Réalisé par Satoshi Kon, qui s’occupera ensuite d’autres succès comme Paprika ou Tokyo Godfathers, ce thriller psychologique ne cesse de jouer avec notre perception de la réalité.
Mima est la star d’un groupe de popstar qui monte, mais son agent estime qu’elle doit désormais faire du cinéma. Alors qu’elle quitte ses collègues pour un rôle dans une série TV, elle se sent espionnée par un admirateur de plus en plus inquiétant, qui s’en prend violemment à son entourage professionnel. Obligée de jouer une scène d’agression particulièrement difficile, la jeune femme commence à être victime d’hallucinations. Et si tout se passait dans sa tête ?
Ce premier film permet à Kon d’insuffler une touche particulièrement sombre à un univers souvent perçu comme enfantin. Il deviendra ainsi une vraie inspiration pour d’autres réalisateurs, bien au-delà de l’archipel. Darren Aronofsky fera d’ailleurs de nombreuses références au film dans son propre Black Swan (même constat pour Inception et Paprika), qui est en fait une relecture plus ou moins cachée de l’oeuvre du japonais. En évoquant les thèmes du double et de l’identité au cœur de nos métropoles, Kon livre un film intense, à la croisée des mondes de Hitcock et Disney.
Pusher de Nicolas Winding Refn (1996)
Le cinéma danois est plus connu pour le Dogme95 ou la saga Millenium que pour ses gangsters. Pourtant, Nicolas Winding Refn, devenu célèbre depuis Drive, s’est intéressé aux criminels venus du froid à travers sa trilogie Pusher. On y suit les pérégrinations de Frank et Tony, deux dealers de moyenne envergure qui se retrouvent affublés d’une énorme dette auprès de Milo, un chef de la pègre serbe.
Commence alors une course contre la montre pour trouver son argent. Le film propose une plongée inédite dans le banditisme d’un pays qui n’est pas connu pour cela. Refn y dresse une galerie de drogués instables, qui n’hésitent pas à trahir tout le monde pour arriver à leur fin. Le rythme est soutenu, la mise en scène ultra réaliste.
Au cours de sa carrière, Refn continuera d’épurer son style au maximum jusqu’à volontairement taire les enjeux du récit (The Neon Demon, Only God Forgive…). Pusher est un film plus terre-à-terre, mais pose les premiers jalons de ce style ambitieux. Une œuvre qui mériterait d’être encore plus connue.
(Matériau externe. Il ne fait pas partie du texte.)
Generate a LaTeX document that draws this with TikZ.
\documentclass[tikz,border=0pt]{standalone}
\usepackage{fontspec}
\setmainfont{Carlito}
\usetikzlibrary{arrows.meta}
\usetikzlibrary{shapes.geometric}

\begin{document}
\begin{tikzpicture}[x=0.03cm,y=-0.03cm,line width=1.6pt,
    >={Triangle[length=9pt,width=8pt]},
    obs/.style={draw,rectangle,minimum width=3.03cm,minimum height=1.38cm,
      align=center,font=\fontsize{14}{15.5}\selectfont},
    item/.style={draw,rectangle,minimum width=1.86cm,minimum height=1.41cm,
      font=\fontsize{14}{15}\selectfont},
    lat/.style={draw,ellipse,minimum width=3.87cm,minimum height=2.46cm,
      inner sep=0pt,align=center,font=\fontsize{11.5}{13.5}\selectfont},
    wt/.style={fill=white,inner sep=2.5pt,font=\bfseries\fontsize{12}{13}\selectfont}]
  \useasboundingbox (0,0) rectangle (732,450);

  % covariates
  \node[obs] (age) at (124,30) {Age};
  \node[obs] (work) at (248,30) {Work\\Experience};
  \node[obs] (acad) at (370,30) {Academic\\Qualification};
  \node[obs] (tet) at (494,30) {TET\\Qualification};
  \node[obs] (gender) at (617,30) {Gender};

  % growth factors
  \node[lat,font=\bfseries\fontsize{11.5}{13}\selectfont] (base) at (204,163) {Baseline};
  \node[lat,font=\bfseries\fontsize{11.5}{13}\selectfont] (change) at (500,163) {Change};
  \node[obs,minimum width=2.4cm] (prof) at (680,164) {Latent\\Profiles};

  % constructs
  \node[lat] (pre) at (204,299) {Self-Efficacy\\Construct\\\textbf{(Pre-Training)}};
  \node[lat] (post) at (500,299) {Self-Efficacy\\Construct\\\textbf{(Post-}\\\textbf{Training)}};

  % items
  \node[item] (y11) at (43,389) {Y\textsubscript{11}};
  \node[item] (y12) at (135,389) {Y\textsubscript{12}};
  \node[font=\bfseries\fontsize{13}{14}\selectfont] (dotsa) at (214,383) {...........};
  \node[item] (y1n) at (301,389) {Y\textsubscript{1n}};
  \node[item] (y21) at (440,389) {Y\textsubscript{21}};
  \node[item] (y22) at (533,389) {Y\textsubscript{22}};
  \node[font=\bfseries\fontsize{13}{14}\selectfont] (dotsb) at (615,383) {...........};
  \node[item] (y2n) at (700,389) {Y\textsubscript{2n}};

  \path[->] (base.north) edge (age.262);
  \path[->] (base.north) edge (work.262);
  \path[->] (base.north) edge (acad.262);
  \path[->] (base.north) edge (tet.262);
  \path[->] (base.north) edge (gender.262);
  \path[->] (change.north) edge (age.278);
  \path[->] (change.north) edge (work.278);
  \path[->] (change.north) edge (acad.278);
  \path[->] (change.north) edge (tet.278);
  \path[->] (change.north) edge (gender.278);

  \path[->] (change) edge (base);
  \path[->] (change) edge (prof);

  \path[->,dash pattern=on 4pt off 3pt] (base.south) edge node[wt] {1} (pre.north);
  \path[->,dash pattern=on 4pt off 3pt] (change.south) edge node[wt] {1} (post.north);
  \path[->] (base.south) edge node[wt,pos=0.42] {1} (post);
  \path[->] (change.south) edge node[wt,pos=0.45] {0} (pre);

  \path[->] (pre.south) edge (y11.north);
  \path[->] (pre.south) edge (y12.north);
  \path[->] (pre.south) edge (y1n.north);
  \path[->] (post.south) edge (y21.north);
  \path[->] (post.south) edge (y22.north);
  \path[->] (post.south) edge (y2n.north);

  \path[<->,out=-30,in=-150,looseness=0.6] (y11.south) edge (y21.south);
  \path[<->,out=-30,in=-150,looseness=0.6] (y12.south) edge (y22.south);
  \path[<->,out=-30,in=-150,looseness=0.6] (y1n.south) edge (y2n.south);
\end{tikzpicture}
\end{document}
Bienvenue à Gattaca d’Andrew Niccol (1997)
Andrew Niccol s’est toujours intéressé aux dystopies et la quasi-intégralité de sa carrière tourne autour d’un futur déshumanisé. Bienvenue à Gattaca a beau être son premier long-métrage, il cristallise parfaitement les ambitions de l’américain et reste à ce jour un de ses meilleurs films.
On y découvre un monde futuriste, où il est facilement possible de choisir le génotype de ses enfants pour en faire des êtres humains « parfaits ». Dans cette société eugéniste, les grandes entreprises mettent volontairement de côté les gens normaux, cantonnés à des tâches subalternes.
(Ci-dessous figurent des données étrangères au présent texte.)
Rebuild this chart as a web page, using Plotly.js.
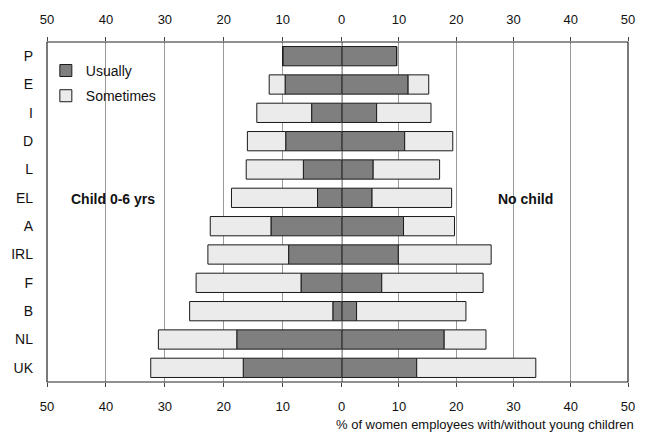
<!DOCTYPE html>
<html>
<head>
<meta charset="utf-8">
<script src="https://cdn.plot.ly/plotly-3.0.1.min.js"></script>
<style>html,body{margin:0;padding:0;background:#fff;}#chart{width:654px;height:434px;}</style>
</head>
<body>
<div id="chart"></div>
<script>
// Countries, top to bottom
const countries = ["P","E","I","D","L","EL","A","IRL","F","B","NL","UK"];
// Women employees with child 0-6 yrs (left side), %
const childUsually   = [10.0, 9.6, 5.1, 9.5, 6.5, 4.1, 12.0, 9.0, 6.9, 1.5, 17.8, 16.7];
const childSometimes = [0.0, 2.7, 9.3, 6.5, 9.7, 14.6, 10.3, 13.7, 17.8, 24.3, 13.3, 15.7];
// Women employees with no child (right side), %
const noChildUsually   = [9.6, 11.6, 6.1, 11.0, 5.5, 5.3, 10.8, 9.9, 7.0, 2.6, 17.9, 13.1];
const noChildSometimes = [0.0, 3.6, 9.5, 8.4, 11.6, 13.9, 8.9, 16.2, 17.7, 19.1, 7.3, 20.8];
const leftTicks = [50, 40, 30, 20, 10, 0];
const rightTicks = [10, 20, 30, 40, 50];

const cUsually = '#7f7f7f';
const cSometimes = '#ebebeb';
const outline = {color: '#1a1a1a', width: 1};
const bw = 0.68;

const traces = [
  {type: 'bar', orientation: 'h', name: 'Usually', y: countries, x: childUsually, base: 0,
   xaxis: 'x', yaxis: 'y', width: bw, marker: {color: cUsually, line: outline}, legendgroup: 'u', showlegend: true, hoverinfo: 'skip'},
  {type: 'bar', orientation: 'h', name: 'Sometimes', y: countries, x: childSometimes, base: childUsually,
   xaxis: 'x', yaxis: 'y', width: bw, marker: {color: cSometimes, line: outline}, legendgroup: 's', showlegend: true, hoverinfo: 'skip'},
  {type: 'bar', orientation: 'h', name: 'Usually', y: countries, x: noChildUsually, base: 0,
   xaxis: 'x2', yaxis: 'y', width: bw, marker: {color: cUsually, line: outline}, legendgroup: 'u', showlegend: false, hoverinfo: 'skip'},
  {type: 'bar', orientation: 'h', name: 'Sometimes', y: countries, x: noChildSometimes, base: noChildUsually,
   xaxis: 'x2', yaxis: 'y', width: bw, marker: {color: cSometimes, line: outline}, legendgroup: 's', showlegend: false, hoverinfo: 'skip'},
  // invisible helpers so the top tick axes are drawn
  {type: 'scatter', mode: 'markers', x: [null], y: [countries[0]], xaxis: 'x3', yaxis: 'y', showlegend: false, hoverinfo: 'skip', marker: {opacity: 0}},
  {type: 'scatter', mode: 'markers', x: [null], y: [countries[0]], xaxis: 'x4', yaxis: 'y', showlegend: false, hoverinfo: 'skip', marker: {opacity: 0}}
];

const font = {family: 'Liberation Sans, Arial, sans-serif', size: 13, color: '#111'};
const split = 0.5072;
const axBase = {
  showgrid: true, gridcolor: '#9a9a9a', gridwidth: 1, zeroline: false,
  showline: false, ticks: 'outside', ticklen: 4, tickcolor: '#444',
  tickfont: font, ticklabelstandoff: 8, fixedrange: true
};

const layout = {
  width: 654, height: 434,
  margin: {l: 47, r: 26, t: 42, b: 52},
  paper_bgcolor: '#fff', plot_bgcolor: '#fff',
  font: font,
  barmode: 'overlay',
  showlegend: true,
  legend: {x: -0.002, y: 0.962, xanchor: 'left', yanchor: 'top', bgcolor: 'rgba(0,0,0,0)',
           font: {family: 'Liberation Sans, Arial, sans-serif', size: 14, color: '#111'},
           itemwidth: 30, tracegroupgap: 4},
  xaxis: Object.assign({}, axBase, {domain: [0, split], range: [50, 0], tickvals: leftTicks, anchor: 'y'}),
  xaxis2: Object.assign({}, axBase, {domain: [split, 1], range: [0, 50], tickvals: rightTicks, anchor: 'y'}),
  xaxis3: Object.assign({}, axBase, {overlaying: 'x', side: 'top', range: [50, 0], tickvals: leftTicks, showgrid: false, anchor: 'y'}),
  xaxis4: Object.assign({}, axBase, {overlaying: 'x2', side: 'top', range: [0, 50], tickvals: rightTicks, showgrid: false, anchor: 'y'}),
  yaxis: {type: 'category', categoryorder: 'array', categoryarray: countries,
          range: [countries.length - 0.5, -0.5], autorange: false,
          showgrid: false, zeroline: false, showline: false, ticks: '',
          tickfont: {family: 'Liberation Sans, Arial, sans-serif', size: 14, color: '#111'},
          ticklabelstandoff: 13, fixedrange: true},
  shapes: [
    {type: 'rect', xref: 'paper', yref: 'paper', x0: 0, x1: 1, y0: 0, y1: 1, line: {color: '#222', width: 1.2}},
    {type: 'line', xref: 'x2', yref: 'paper', x0: 0, x1: 0, y0: 0, y1: 1, line: {color: '#222', width: 1.5}, layer: 'above'}
  ],
  annotations: [
    {text: '<b>Child 0-6 yrs</b>', xref: 'paper', yref: 'paper', x: 0.1136, y: 0.538, xanchor: 'center', yanchor: 'middle', showarrow: false,
     font: {family: 'Liberation Sans, Arial, sans-serif', size: 14, color: '#111'}},
    {text: '<b>No child</b>', xref: 'paper', yref: 'paper', x: 0.823, y: 0.538, xanchor: 'center', yanchor: 'middle', showarrow: false,
     font: {family: 'Liberation Sans, Arial, sans-serif', size: 14, color: '#111'}},
    {text: '% of women employees with/without young children', xref: 'paper', yref: 'paper',
     x: 1.014, y: -0.126, xanchor: 'right', yanchor: 'middle', showarrow: false,
     font: {family: 'Liberation Sans, Arial, sans-serif', size: 13, color: '#111'}}
  ]
};

Plotly.newPlot('chart', traces, layout, {displayModeBar: false, staticPlot: true});
</script>
</body>
</html>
Gattaca est un centre spatial qui regroupe des chercheurs aux patrimoines génétiques supérieurs. Vincent, enfant conçu naturellement, ne peut que rêver d’y rentrer un jour. Jérôme, candidat idéal ayant vu ses espoirs détruits dans un accident, rêve lui d’une vie plus simple. Les deux hommes vont alors inverser leur identité pour déjouer l’administration paranoïaque de la cité.
L’essence du scénario de Bienvenue à Gattaca se retrouve également dans Truman Show, dont il n’est que le scénariste. On retrouvera également cette idée d’éternel faux-semblant dans la comédie S1mone, avec Al Pacino. Il s’éloignera ensuite de la science-fiction avec le très bon Lord of War, pour y revenir en 2011 avec Time Out. Doté d’un scénario original, ce thriller où le temps remplace toute forme de monnaie reste néanmoins beaucoup trop convenu pour vraiment étonner.